The disadvantages of an armoured vehicle
Increased mass impacting performance and fuel economy.
Armoured side windows cannot fully open.
Windscreen thickness can result in slight double vision (especially at night).
It costs R70 000 to replace a Fortuner’s armoured windscreen (that said, it can prevent hurled bricks from entering the cabin).
The warranty can be voided.
Resale value decreases (although not always).
To compare the performance of an armoured versus a standard vehicle, SVI booked Gerotek’s testing facility outside Pretoria and Bidvest McCarthy Toyota Midrand (011 541 8600) loaned us a standard Toyota Fortuner 2,8 GD-6 AT 4x4 as the control vehicle. As our armoured version was a 4x2 and not a 4x4 like our control Fortuner, we added a further 115 kg in ballast to the armoured car prior to testing.

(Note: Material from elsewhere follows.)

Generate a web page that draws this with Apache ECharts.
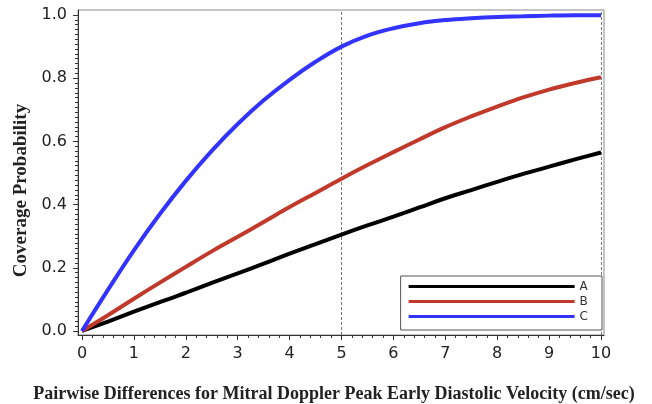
<!DOCTYPE html>
<html>
<head>
<meta charset="utf-8">
<script src="https://cdn.jsdelivr.net/npm/echarts@6/dist/echarts.min.js"></script>
<style>
html,body{margin:0;padding:0;background:#fff;}
#c{width:652px;height:404px;}
</style>
</head>
<body>
<div id="c"></div>
<script>
const xValues = [0,0.5,1,1.5,2,2.5,3,3.5,4,4.5,5,5.5,6,6.5,7,7.5,8,8.5,9,9.5,10];
const seriesA = [0,0.03,0.061,0.091,0.121,0.152,0.182,0.213,0.245,0.275,0.305,0.334,0.362,0.391,0.42,0.446,0.472,0.497,0.52,0.543,0.565];
const seriesB = [0,0.05,0.102,0.153,0.203,0.252,0.298,0.345,0.392,0.437,0.482,0.525,0.566,0.606,0.645,0.679,0.71,0.739,0.764,0.785,0.803];
const seriesC = [0,0.13,0.255,0.37,0.475,0.57,0.655,0.73,0.795,0.852,0.9,0.935,0.958,0.974,0.984,0.99,0.994,0.996,0.998,0.999,0.999];
const seriesNames = ['A','B','C'];
const refLines = [5,10];
const xTicks = [0,1,2,3,4,5,6,7,8,9,10];
const yTicks = [0,0.2,0.4,0.6,0.8,1.0];
const xTitle = 'Pairwise Differences for Mitral Doppler Peak Early Diastolic Velocity (cm/sec)';
const yTitle = 'Coverage Probability';

// axis ranges include a small padding beyond the data range, as in the original frame
const xRange = [-0.077, 10.058];
const yRange = [-0.0127, 1.0158];
const xMinorPerMajor = 5;
const yMinorPerMajor = 13;

function minorValues(ticks, n){
  const out = [];
  for (let i = 0; i < ticks.length - 1; i++) {
    const a = ticks[i], b = ticks[i+1];
    for (let k = 1; k < n; k++) out.push(a + (b - a) * k / n);
  }
  return out;
}

const colors = ['#000000','#c0392b','#3333ff'];
const W = 652, H = 404;
const G = {left:78, right:48, top:10, bottom:69};

function pairs(ys){ return xValues.map((x,i)=>[x, ys[i]]); }

const chart = echarts.init(document.getElementById('c'), null, {renderer:'canvas'});
const tickFont = {fontFamily:'DejaVu Sans', fontSize:16, color:'#222'};
const titleFont = {fontFamily:'Liberation Serif', fontWeight:'bold', fontSize:18, color:'#222'};
const axisColor = '#333';

const mkSeries = (name, ys, idx) => {
  const s = {
    name: name, type:'line', data: pairs(ys), showSymbol:false, symbol:'none',
    smooth:0.4, xAxisIndex:0, yAxisIndex:0,
    lineStyle:{color:colors[idx], width:4}, itemStyle:{color:colors[idx]},
    animation:false, z: 3
  };
  if (idx === 0) {
    s.markLine = {
      silent:true, symbol:['none','none'], label:{show:false},
      lineStyle:{color:'#777', type:[3,2], width:1},
      data: refLines.map(v=>({xAxis:v})),
      z: 1
    };
  }
  return s;
};

const baseX = {
  type:'value', min:xRange[0], max:xRange[1], position:'bottom', gridIndex:0,
  splitLine:{show:false}
};
const baseY = {
  type:'value', min:yRange[0], max:yRange[1], position:'left', gridIndex:0,
  splitLine:{show:false}
};

chart.setOption({
  backgroundColor:'#fff',
  animation:false,
  grid:{left:G.left, right:G.right, top:G.top, bottom:G.bottom, show:true,
        containLabel:false, outerBoundsMode:'none',
        borderColor:'#8a8a8a', borderWidth:1, backgroundColor:'transparent'},
  xAxis:[
    Object.assign({}, baseX, {
      axisLine:{show:true, onZero:false, lineStyle:{color:axisColor, width:1}},
      axisTick:{show:true, length:5, customValues:xTicks, lineStyle:{color:axisColor, width:1}},
      axisLabel:Object.assign({margin:11, customValues:xTicks}, tickFont),
      name:xTitle, nameLocation:'middle', nameGap:50,
      nameTextStyle:Object.assign({padding:[0,14,0,0]}, titleFont)
    }),
    Object.assign({}, baseX, {
      axisLine:{show:false, onZero:false},
      axisTick:{show:true, length:3, customValues:minorValues(xTicks, xMinorPerMajor), lineStyle:{color:axisColor, width:1}},
      axisLabel:{show:false}
    })
  ],
  yAxis:[
    Object.assign({}, baseY, {
      axisLine:{show:true, onZero:false, lineStyle:{color:axisColor, width:1}},
      axisTick:{show:true, length:5, customValues:yTicks, lineStyle:{color:axisColor, width:1}},
      axisLabel:Object.assign({margin:11, customValues:yTicks, formatter:v=>v.toFixed(1)}, tickFont),
      name:yTitle, nameLocation:'middle', nameGap:44, nameRotate:90,
      nameTextStyle:Object.assign({}, titleFont, {fontSize:19, padding:[0,36,0,0]})
    }),
    Object.assign({}, baseY, {
      axisLine:{show:false, onZero:false},
      axisTick:{show:true, length:3, customValues:minorValues(yTicks, yMinorPerMajor), lineStyle:{color:axisColor, width:1}},
      axisLabel:{show:false}
    })
  ],
  legend:{
    data:seriesNames, orient:'vertical', right:W-602, bottom:H-330,
    icon:'rect', itemWidth:166, itemHeight:3, itemGap:0,
    align:'left',
    borderColor:'#555', borderWidth:1, padding:[3,14,6,8],
    backgroundColor:'#fff',
    textStyle:{fontFamily:'DejaVu Sans', fontSize:12, color:'#333', lineHeight:15}
  },
  series:[mkSeries('A',seriesA,0), mkSeries('B',seriesB,1), mkSeries('C',seriesC,2)]
});
</script>
</body>
</html>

The armoured Fortuner’s dynamic performance was only slightly hampered on the handling track; certainly no more than a standard Fortuner if it were carrying a 260 kg load. The OEM suspension setup and brakes coped well during a spirited driving session, showing that the driver would still be capable of driving away from danger at speed.
Next we connected our Racelogic Vbox testing equipment to both vehicles to evaluate straight-line performance, averaging the results from three runs in each vehicle. Again, the armoured vehicle’s slower acceleration was no surprise, but there was little difference in the braking times.
Basic ballistic protection is just the start when it comes to armouring a vehicle and protecting occupants. These are further options:
Heavy-duty run-flat rings fitted inside the tyre and around the rim allow the vehicle to continue driving when there is no rubber left.
Protection for the fuel tank and drivetrain systems such as the radiators and ECUs.
Reinforced bumpers to ram obstacles and clear an escape path.
Rescue hatch (it is difficult to get out of an armoured vehicle if the doors cannot open).
Oxygen masks in case of a chemical or fire attack.